El golpe de Estado militar que sacudió a Sudán estuvo lejos de ser sorpresivo. Desde hace por lo menos un año, el poder castrense se había incrementando en detrimento del civil. A pesar de las multitudinarias manifestaciones que les exigían abstenerse de darlo, se terminó configurando sepultando en el corto plazo las chances de una democratización en uno de los países más grandes del África, pero abatido por la guerra.

Desde que consiguió su independencia en 1956, Sudán se ha visto envuelto en una espiral de violencia marcada por la constante lucha entre un norte árabe con profundas convicciones islámicas y un sur animista y cristiano, reflejo del proceso colonial en el que Egipto tuvo influencia en el norte e Inglaterra en el sur.

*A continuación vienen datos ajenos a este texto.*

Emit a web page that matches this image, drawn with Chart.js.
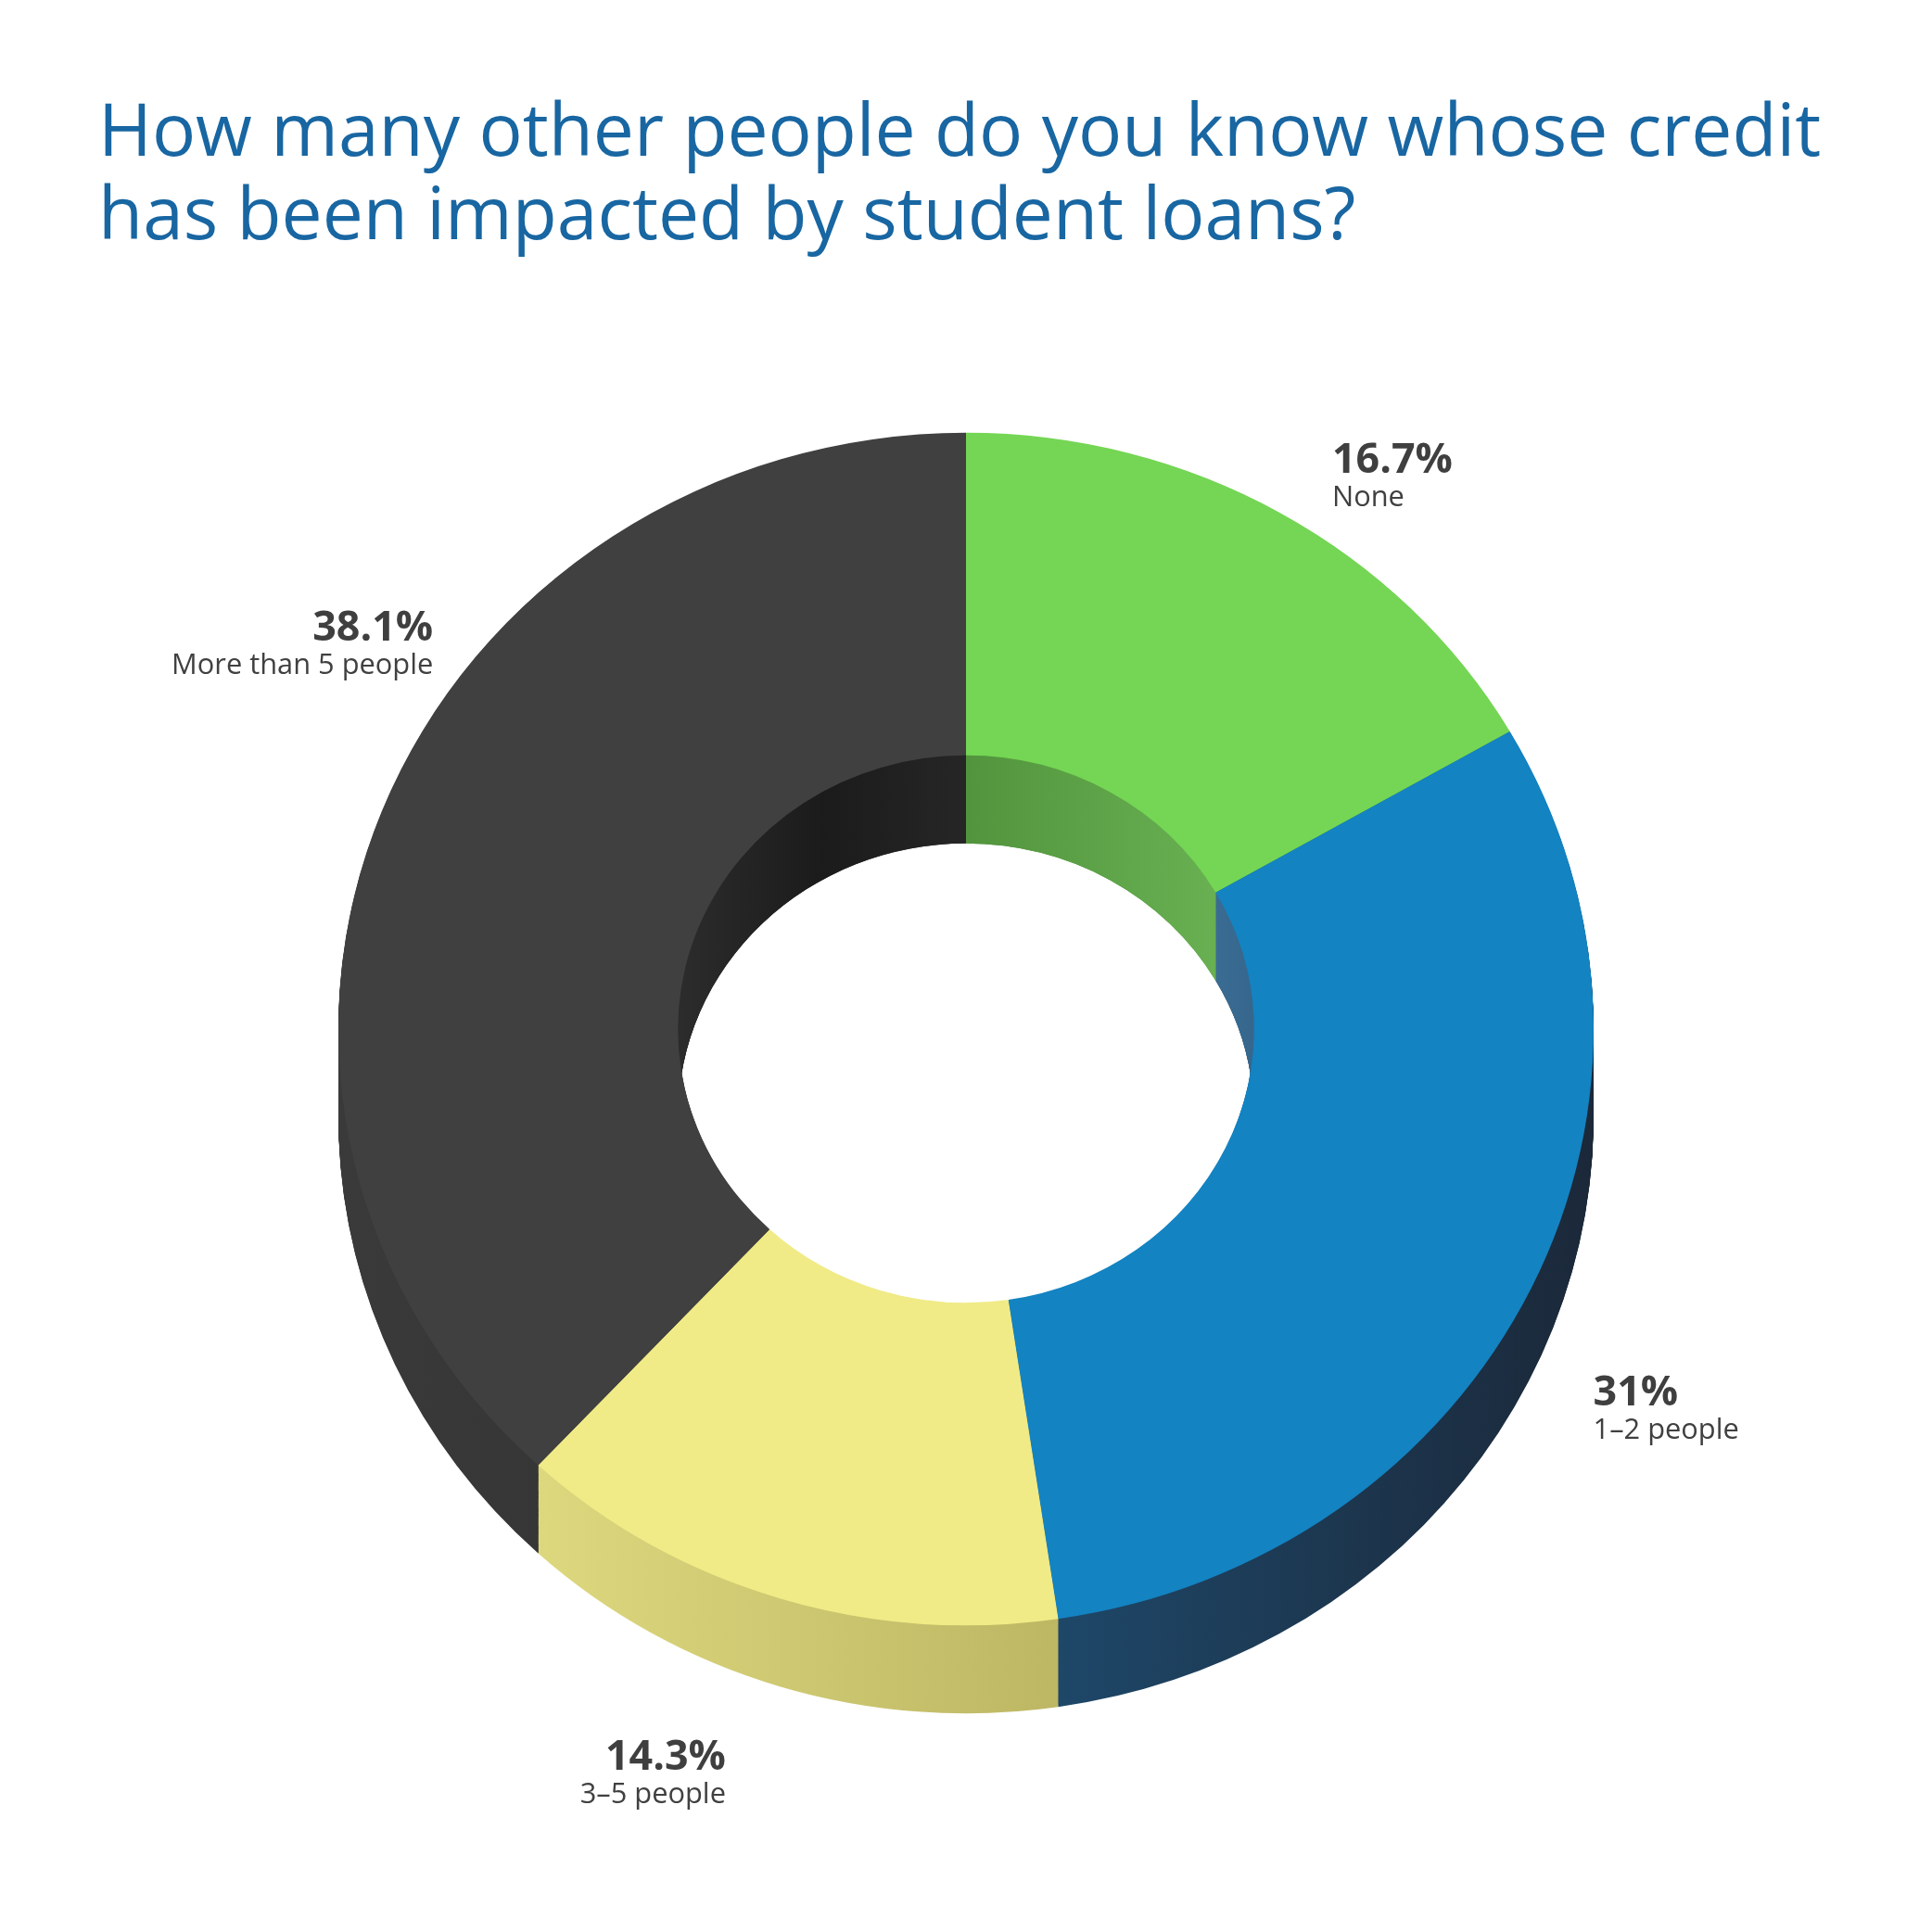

Tras casi medio siglo de guerra civil por el intento del norte de establecer la sharia o ley coránica -donde no hay división entre los asuntos públicos y la religión- terminando los ochenta, la dictadura de Omar al Bashir cerró un extenso periodo de inestabilidad y golpes por uno de conflicto armado y masivas violaciones a los derechos humanos. A comienzos de siglo y apelando a la necesidad supuesta de combatir el secesionismo del sur, al Bashir provocó una tragedia humanitaria de enormes proporciones que dejó 5 millones de refugiados, convirtiendo a Sudán en el Estado con mayor desplazamiento del mundo (por ese entonces, Colombia ocupaba el segundo lugar).  El mayor escenario de la crisis fue la región de Darfur donde las milicias progubernamentales o janjaweed fueron responsables de un genocidio reconocido y denunciado por varios actores de la comunidad internacional, entre ellos el propio Estados Unidos -en cabeza de George W. Bush- y del recién fallecido Collin Powell, su secretario de Estado, y una activa campaña de difusión de Kofi Annan para actuar de inmediato. Sin embargo, nada pudo detener el asesinato de 300 mil personas, una de las grandes tragedias ocurridas en este siglo, con el agravante de que, con las nuevas tecnologías de la comunicación, no se tenían excusas sobre ausencia de información al respecto.

Tras un largo proceso de negociación, en 2011, el sur finalmente avanzó en su independencia, pero la mayoría de los recursos energéticos de los que dispone el Estado quedó en ese territorio, y rápidamente, lo que era una causa nacional alrededor del héroe, Salva Kiir, se desvaneció y aparecieron las divisiones que condujeron al joven Estado a la guerra civil. Desde entonces, el sur no parece viable.

De forma más reciente, con el eco lejano pero significativo de la Primavera Árabe, diez años atrás, y casi al unísono con la movilización argelina que terminó en la caída de Abdelaziz Bouteflika, los militares terminaron derrocando al líder sudanés, por las precarias condiciones en las que se mantenía el país a comienzos de 2019. Con la promesa de un periodo de transición cívico-militar lograron el aval de la comunidad internacional y avanzaron en el afianzamiento de las relaciones con Egipto -gobernado por el dictador militar Abdel Fatah al Sisi y Estados Unidos- avanzaron en el reconocimiento de Israel y anunciaron la entrega de al Bashir a la Corte Penal Internacional que, desde 2009, lo ha solicitado para juzgarlo por varios crímenes de lesa humanidad. Por ende, en la comunidad internacional pasó desapercibida la forma como el gobierno civil, en cabeza de Abdallah Hamdok, se fue evaporando y el poder real lo venía ostentando el general Abdel Fattah al Burhan responsable del golpe y quien, siguiendo el pie de la letra el libreto del dictador egipcio, ha anunciado elecciones para 2024.

Sudán confronta de nuevo una historia llena de contradicciones y que comprueban con crudeza que el largo camino de la democratización no solo es lento y progresivo, sino que aún está lejos, tal como tristemente se constata en otros escenarios de la tan prometedora Primavera Árabe.